Carl Malamud posed this question over on twitter: “What if our national cultural institutions all worked together on a common problem, attracted White House support?” In his post on the O’Reilly blog, “A National Scan Center: A Public Works Project”, Malamud scopes out the issues and calls for Library of Congress, the Smithsonian Institution, the Government Printing Office, the National Archives and Records Administration, and the National Technical Information Service to come together and make the compelling case for funding a 5-year $500 million effort to create a National Scan Center. Here here Carl!

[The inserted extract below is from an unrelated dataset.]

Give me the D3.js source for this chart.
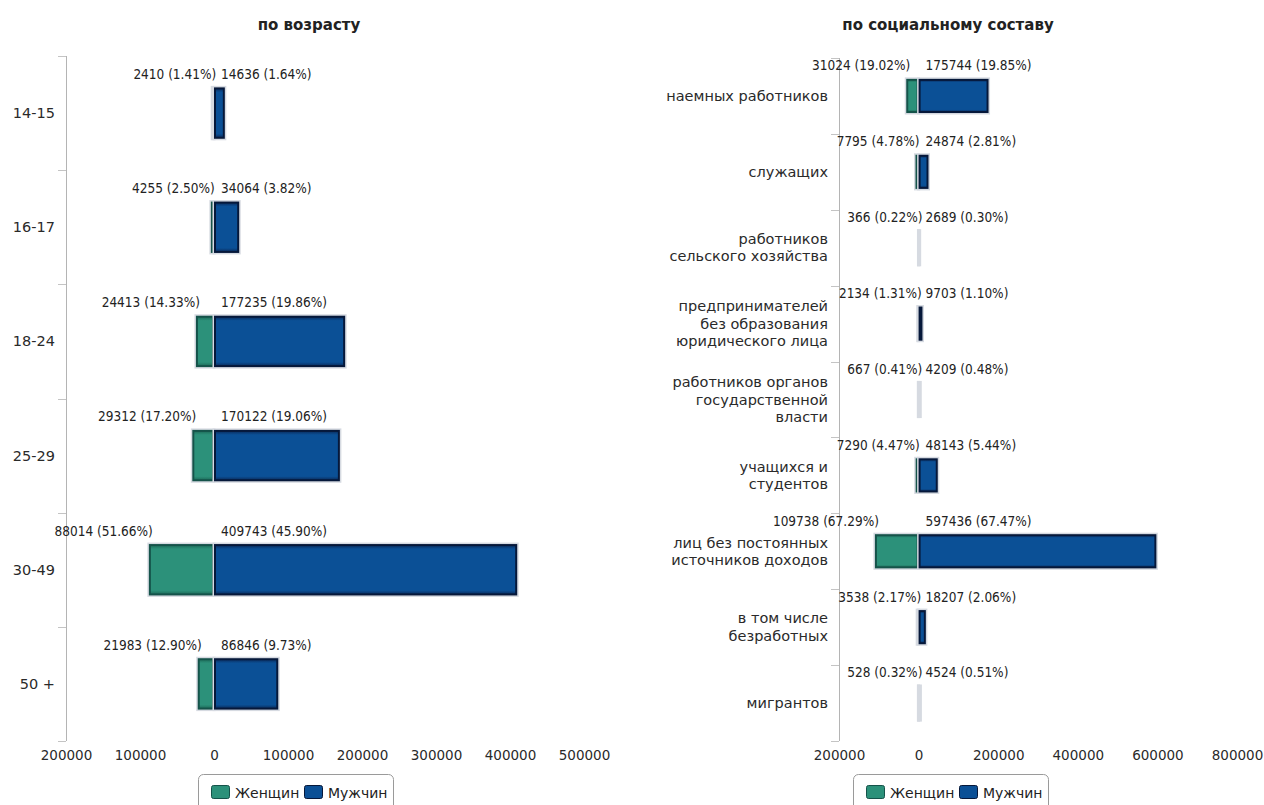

In the U.S., we face a similar deluge of paperwork that we faced in the 1930s. A huge backlog of paper, microfiche, audio, video, and other materials is located throughout the federal government. Little money has gone from Congress for digitization, and bureaucracies have resorted to a series of questionable private-public partnerships as a way of digitizing their materials. For example, the Government Accountability Office shipped 60 million pages of our Federal Legislative Histories (the record of each law from the initial bill through the hearings and conference reports) off to Thomson West, but didn’t even get digital copies back. Another example is the recent failed effort by the Government Printing Office to digitize 60 million pages of the Federal Depository Library Program, an effort they tried to get through as a “zero dollar cost to the government” effort with the private sector.

There are no free lunches and there are no “no cost to the government” deals. The costs involve the government effort to supervise the contract, prepare the materials, and ship them, and in both the GAO and GPO cases, the government wasn’t getting much back for its effort. What the government and the people usually get is a lien on the public domain, preventing the public from accessing these vital materials. Similar efforts are sprinkled throughout the government. I testified to Congress that I had learned that the National Archives was contemplating a scan of congressional hearings with LexisNexis under similar circumstances, and many may be aware of the questionable deal the Archives cut with Amazon where my favorite online superstore got de facto exclusive rights to 1,899 wonderful pieces of video.